Generally, no. The work of in-house counsel is entitled to the same attorney-client privilege and work product protection that would apply if outside counsel conducted the investigation. In certain circumstances, and depending upon the typical responsibilities of the in-house attorney conducting the investigation, there may be practical reasons to have outside counsel lead an investigation to present a clear distinction to employee witnesses between the investigation team and counsel they routinely consult for legal advice.
No. Interviews and document review can be conducted by investigators or, for example, forensic accountants, without sacrificing the protections of the attorney-client privilege, so long as the actions of these non-attorneys are being directed by counsel. It is important, however, that investigators provide employees with the applicable elements of the Upjohn Warnings (see below), to avoid misunderstandings about the role of the investigator(s) and the degree to which privilege may or may not protect the content of that interview.
The key to maintaining the privilege over an interview with an organization’s employee during an internal investigation is to clarify counsel’s role (or the investigator’s role, acting at counsel’s direction) and scope of representation, the so-called “Upjohn Warnings,” based upon the Supreme Court’s decision in Upjohn v. United States.
The Upjohn Warnings, which should be given at the outset of the interview, inform the employee that, as an employee of the organization, the attorney-client privilege protects the conversation, but counsel represents the organization, not the employee individually, and so the privilege belongs to the organization. The attorney should stress that they do not have an attorney-client relationship with the employee.
It also should be made clear to the employee that the company may decide to waive the privilege and disclose what is said in the interview to a third party, including the government. That right belongs to the organization, not the employee, so the employee should be directed not to discuss what is said in the interview with anyone else, in order to preserve the attorney-client privilege, and for practical reasons as well.

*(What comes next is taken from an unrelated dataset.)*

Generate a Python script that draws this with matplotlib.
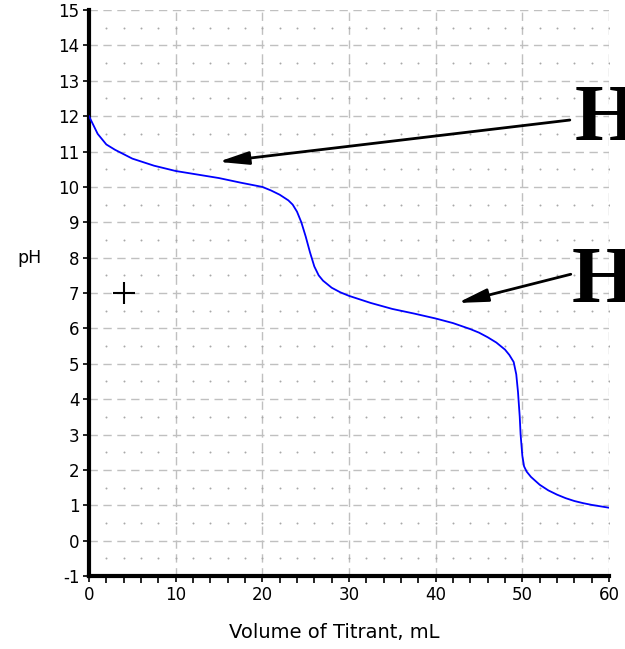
import numpy as np
import matplotlib.pyplot as plt
from matplotlib.ticker import MultipleLocator

# titration curve
volume = [0, 0.5, 1, 2, 3, 5, 7.5, 10, 12.5, 15, 17.5, 20, 21, 22, 23, 23.5, 24,
          24.5, 25, 25.5, 26, 26.5, 27, 28, 29, 30, 32.5, 35, 37.5, 40, 42, 44,
          45, 46, 47, 48, 48.5, 49, 49.3, 49.5, 49.7, 49.8, 50, 50.2, 50.5, 51,
          52, 53, 54, 55, 56, 57, 58, 59, 60]
ph = [12.0, 11.75, 11.5, 11.2, 11.05, 10.8, 10.6, 10.45, 10.35, 10.25, 10.12, 10.0,
      9.9, 9.78, 9.62, 9.5, 9.3, 9.0, 8.6, 8.15, 7.75, 7.5, 7.35, 7.15, 7.02, 6.92,
      6.72, 6.55, 6.42, 6.28, 6.15, 5.98, 5.88, 5.75, 5.6, 5.4, 5.25, 5.05, 4.7,
      4.2, 3.5, 3.0, 2.4, 2.1, 1.95, 1.8, 1.58, 1.42, 1.3, 1.2, 1.12, 1.06, 1.01,
      0.97, 0.93]

marker_point = (4, 7)

plt.rcParams['font.family'] = ['DejaVu Sans']
plt.rcParams['axes.unicode_minus'] = False

fig = plt.figure(figsize=(6.25, 6.49), dpi=100)
ax = fig.add_axes([0.1424, 0.1125, 0.832, 0.872])

ax.set_xlim(0, 60)
ax.set_ylim(-1, 15)

# grid: dashed majors, dots at minor intersections
for yv in range(-1, 16):
    ax.axhline(yv, color='#c0c0c0', lw=1, ls=(0, (6, 4)), zorder=0)
for xv in range(10, 61, 10):
    ax.axvline(xv, color='#c0c0c0', lw=1, ls=(0, (6, 4)), zorder=0)
gx, gy = np.meshgrid(np.arange(2, 61, 2), np.arange(-0.5, 15, 1.0))
ax.scatter(gx.ravel(), gy.ravel(), s=2, color='#a8a8a8', lw=0, zorder=0)

ax.plot(volume, ph, color='#0000ff', lw=1.3, zorder=3)
ax.plot(*marker_point, marker='+', color='black', ms=16, mew=1.5, zorder=3)

for side in ('top', 'right'):
    ax.spines[side].set_visible(False)
for side in ('left', 'bottom'):
    ax.spines[side].set_linewidth(3)
    ax.spines[side].set_color('black')

ax.xaxis.set_major_locator(MultipleLocator(10))
ax.xaxis.set_minor_locator(MultipleLocator(2))
ax.yaxis.set_major_locator(MultipleLocator(1))
ax.tick_params(axis='both', which='major', labelsize=12, length=4, width=1.2,
               direction='out', pad=3)
ax.tick_params(axis='x', which='minor', length=5, width=1.2, direction='out')

ax.set_xlabel('Volume of Titrant, mL', fontsize=14, va='center')
ax.xaxis.set_label_coords(0.471, -0.1)
ax.set_ylabel('pH', fontsize=12.5, rotation=0, va='center', ha='center')
ax.yaxis.set_label_coords(-0.115, 9 / 16)

# big letters with arrows, partly cut by the right edge
fig.text(0.919, 0.784, 'H', fontsize=58, fontweight='bold', family='Liberation Serif',
         ha='left', va='baseline')
fig.text(0.914, 0.534, 'H', fontsize=58, fontweight='bold', family='Liberation Serif',
         ha='left', va='baseline')
arrow_style = dict(arrowstyle='-|>,head_length=1.3,head_width=0.28',
                   color='black', lw=2, mutation_scale=14)
ax.annotate('', xy=(14.6, 10.7), xytext=(55.8, 11.9), arrowprops=arrow_style)
ax.annotate('', xy=(42.2, 6.7), xytext=(55.9, 7.55), arrowprops=arrow_style)

fig.savefig('out.png', dpi=100)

The Upjohn Warnings and the employee’s acknowledgement that they understand them can be communicated orally, but they should be memorialized in writing.
Finally, when conducting interviews intended to be protected by the attorney-client privilege, only the witness, counsel, and/or investigators acting at the direction of counsel should be in the room (or, in contemporary practice, on the video conference). No one from outside the organization should be present.
There is an argument that the privilege recognized in Upjohn that protects confidential communications between the organization’s counsel and its employees extends to former employees as well, particularly if the subject of the interview relates to the time when the individual was still employed. However, courts have not been consistent in protecting communications with former employees, and the safer course is to approach interviews with former employees as non-privileged. That said, counsel can still advise the witness that the matter is confidential and ask them to treat it as such. In addition, the interview memorandum generated to document the interview with the former employee still should be protected from disclosure by the work product doctrine, assuming the other requirements for work product protection are met.
It is important to memorialize witness interviews conducted during an investigation, to establish the record on which conclusions are drawn and decisions are based. The most reliable way to preserve privilege is by counsel documenting an interview in a memorandum, reflecting what should be described as the attorney’s “recollection and mental impressions of what was discussed during the interview.” Such language invokes the essence of attorney work product protection: protecting the attorney’s mental impressions, conclusions, opinions, or legal theories developed in anticipation of litigation. Of course, the underlying communications between employee and the interviewer are, as noted, also protected by the organization’s attorney-client privilege.
The question sometimes arises whether a recorded interview or a signed witness statement is afforded work product protection to the same degree as a memo from counsel. The general consensus is that these methods of documenting information during an investigation would receive the same protection, under the theory that, despite there being a verbatim account of the witness’ statement, the interview was conducted in anticipation of litigation (assuming litigation has been threatened or reasonably can be anticipated), and the topics covered and questions asked reflect counsel’s assessment of what is relevant and important for strategizing and advising the client. However, an interview memorandum by counsel, rather than a verbatim “transcript,” likely wards off any later challenge that the statement is discoverable.
This next suggestion may seem like a formality, but it has substantive importance for expressing counsel’s and the organization’s intent to maintain confidentiality and thus preserve privilege – all work product, i.e., summaries, memoranda, correspondence, etc., created in the investigation should be labeled “Privileged and Confidential, Attorney Work Product, Attorney-Client Communication.”
This subject underscores the importance of giving thoughtful consideration at the outset to what the end product from the investigation will be. If the matter under investigation is high profile and requires a public accounting of what occurred, or if the organization is considering cooperating with a government investigation that may involve turning over the findings of the internal review, the organization can anticipate disclosing a report of some kind.
Anticipating the need for a post-investigation disclosure, the organization can take steps to minimize the risk of a broad privilege waiver by planning and preparing a non-privileged report. Such a report would set forth the facts that the investigative team distilled from the evidence they reviewed, but does not disclose the underlying communications with witnesses (i.e., confidential attorney-client communications) on which those facts rest. To illustrate, the report might find, “based upon the weight of the evidence” that “the light was red,” without specifically attributing the observation to each of the five employee witnesses who told the investigative team in confidence that, “the light was red.”
This approach does not guarantee that a broader waiver won’t be found, but the organization’s taking steps to preserve its privilege substantially strengthens the argument in a later challenge that the attorney-client communications – and attorney work product – underlying the disclosed matter should remain confidential.